REPUBLIKA.CO.ID, DENPASAR -- Budayawan Prof Dr Wayan Dibia mengkhawatirkan Tari Joged Bumbung "dicabut" statusnya sebagai bagaian Warisan Budaya Tak Benda dari UNESCO. Hal tersebut karena maraknya kesenian Joged yang dibawakan secara seronok.
"Joged jaruh (joged yang dibawakan dengan porno atau seronok, red) jika ini dibiarkan begitu saja, kami khawatirkan, badan organisasi UNESCO yang telah menetapkan sembilan tarian Bali, khususnya Joged, bisa dicabut," katanya di Denpasar, Bali, Kamis.
Untuk itu, Prof Dibia mengajak para komponen pelaku seni agar kembali memberikan ruang joged tradisi, khususnya di Kabupaten Gianyar, yang terkenal dengan sebutannya sebagai Kota Seni itu.
"Saya ingatkan, Gianyar itu basis joged tradisi. Sekaa-sekaa joged disana jangan melayani Joged jaruh. Penari juga jangan lagi melayani Joged jaruh. Sesuaikan joged itu ditampilkan, di ruang yang tepat, jangan tampilkan joged saat odalan (ritual di pura)," ujar Guru Besar ISI Denpasar itu.
Senada dengan Prof Dibia, Budayawan Prof Dr I Made Bandem mengatakan sangat disayangkan kalau Joged jaruh tidak bisa diberantas. Maka, ancamannya adalah pengakuan UNESCO bisa dicabut.
"Kami siap melakukan gerakan bersama dengan cara melakukan protes ke pihak YouTube di Amerika sana, caranya libatkan mahasiswa, pelajar, untuk mengikuti peretasan upaya legal reporting (pelaporan) dan flaging (penandaan) secara serentak," ucapnya.
Apabila upaya ini dilakukan protes joged seronok dalam jumlah yang banyak, maka pihak YouTube akan langsung menghapusnya. Upaya ini juga sudah dilakukan beberapa waktu lalu dan sangat efektif.
Sementara Ketua Majelis Ulama Desa Pakraman Provinsi Bali, Jero Gede Putus Suwena Upadesha, mengatakan perlu aksi atau tindakan nyata untuk menghentikan Joged jaruh.
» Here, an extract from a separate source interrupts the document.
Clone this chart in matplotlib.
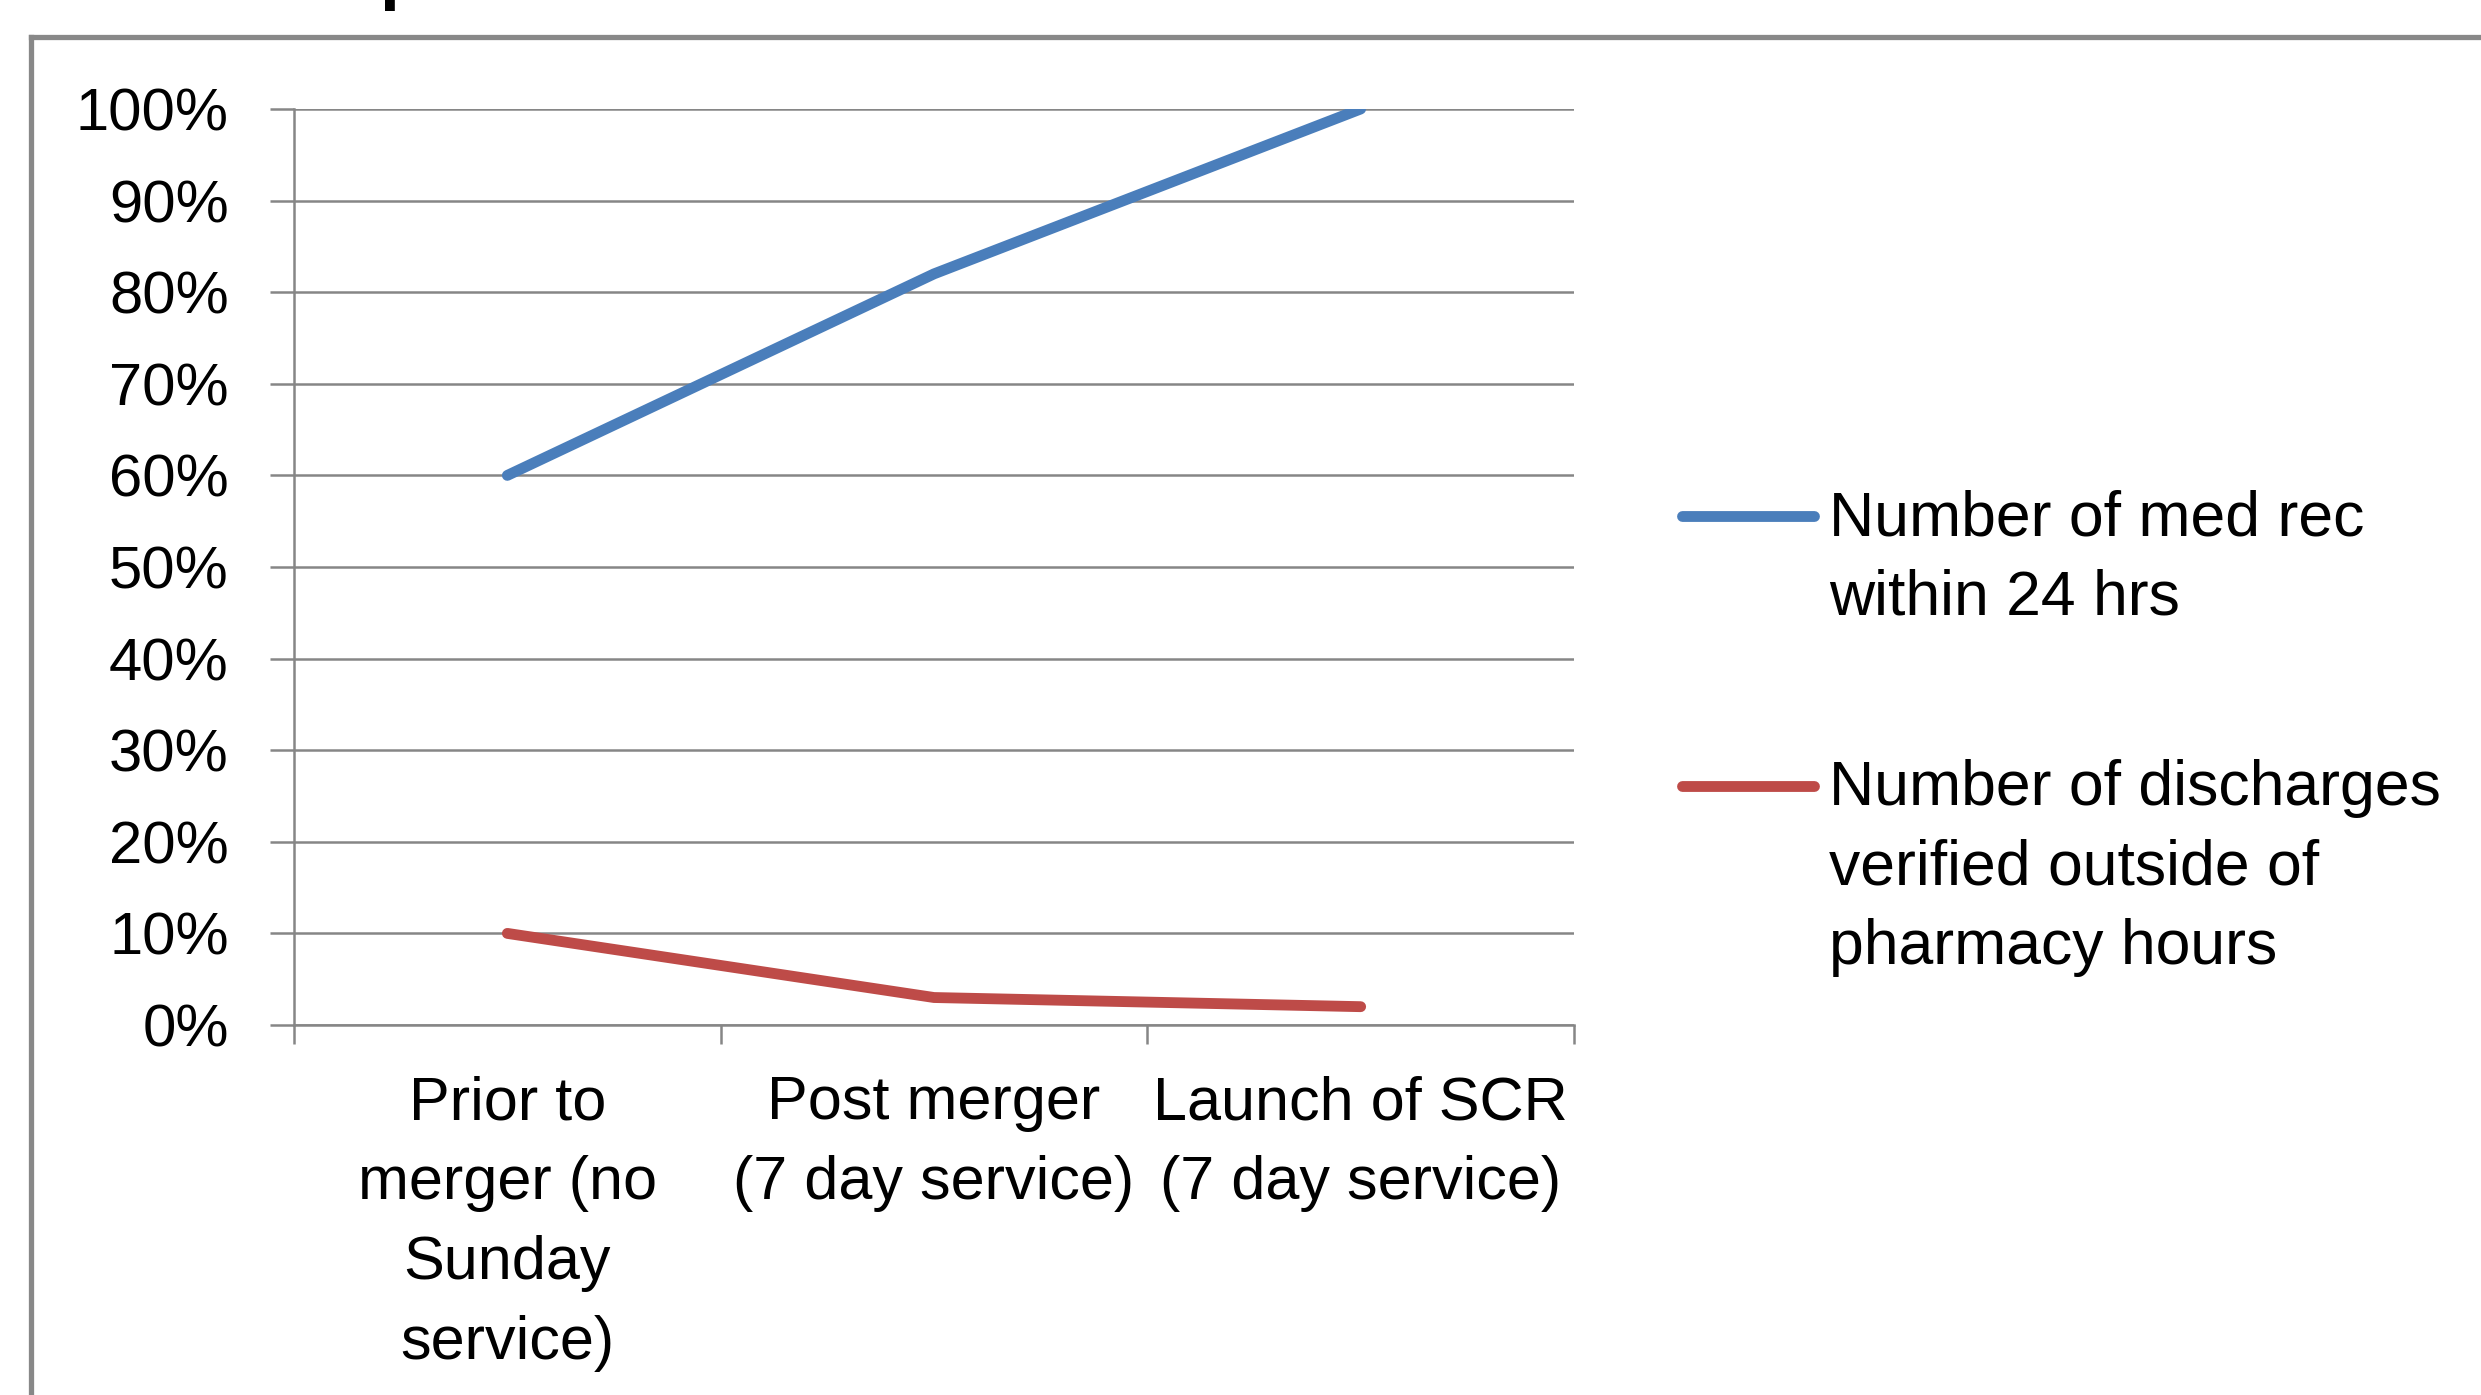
import numpy as np
import matplotlib.pyplot as plt
from matplotlib.lines import Line2D

plt.rcParams['font.family'] = ['Liberation Sans', 'DejaVu Sans']

categories = ['Prior to\nmerger (no\nSunday\nservice)',
              'Post merger\n(7 day service)',
              'Launch of SCR\n(7 day service)']
med_rec = [60, 82, 100]
discharges = [10, 3, 2]
series_names = ['Number of med rec\nwithin 24 hrs',
                'Number of discharges\nverified outside of\npharmacy hours']
series_colors = ['#4A7EBB', '#BE4B48']
yticks = np.arange(0, 101, 10)

W, H = 2481, 1395
fig = plt.figure(figsize=(W/100, H/100), dpi=100)
ax = fig.add_axes([294/W, 1-1025/H, (1574-294)/W, (1025-109)/H])

x = np.arange(len(categories)) + 0.5
ax.plot(x, med_rec, color=series_colors[0], lw=7.8, solid_capstyle='round')
ax.plot(x, discharges, color=series_colors[1], lw=7.8, solid_capstyle='round')

ax.set_xlim(0, 3)
ax.set_ylim(0, 100)
ax.set_yticks(yticks)
ax.set_yticklabels(['%d%%' % v for v in yticks])
ax.yaxis.grid(True, color='#868686', lw=1.8)
ax.set_axisbelow(True)

ax.set_xticks([0, 1, 2, 3])
ax.set_xticklabels([])
ax.set_xticks(x, minor=True)
ax.set_xticklabels(categories, minor=True, linespacing=1.52)
ax.tick_params(axis='x', which='major', length=14, width=1.8, color='#868686', direction='out')
ax.tick_params(axis='x', which='minor', length=0, pad=36, labelsize=44)
ax.tick_params(axis='y', length=17, width=1.8, color='#868686', pad=30, labelsize=43)

for s in ['top', 'right']:
    ax.spines[s].set_visible(False)
for s in ['left', 'bottom']:
    ax.spines[s].set_color('#868686')
    ax.spines[s].set_linewidth(1.8)

# legend, handle level with the first line of each label
leg_y = [516, 786]
for name, col, yy in zip(series_names, series_colors, leg_y):
    fig.add_artist(Line2D([1682/W, 1814/W], [1-yy/H, 1-yy/H], color=col, lw=7.8,
                          solid_capstyle='round'))
    fig.text(1829/W, 1-(yy-27)/H, name, fontsize=45, va='top', ha='left',
             linespacing=1.45)

# outer chart border (cut off at right and bottom)
fig.add_artist(Line2D([31/W, 31/W], [0, 1-37/H], color='#888888', lw=3.8))
fig.add_artist(Line2D([31/W, 1], [1-37/H, 1-37/H], color='#888888', lw=3.8))

# tail of the cropped title
fig.text(379/W, 1+4/H, 'p', fontsize=52, fontweight='bold', va='baseline', ha='left')

plt.savefig('out.png', dpi=100)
"Kami mengajak pemimpin desa pakraman (desa adat) berkoordinasi dengan aparat kepolisian, TNI tingkat desa, agar berbuat lebih serius mengawasi joged ini agar tidak menyalahi etika karena joged jaruh ini sejatinya adalah penistaan budaya. Kami mendorong untuk membuat perarem (aturan adat tertulis), buatkan sanksi. Jangan dibiarkan, tidak boleh sendiri-sendiri," ujar Suwena.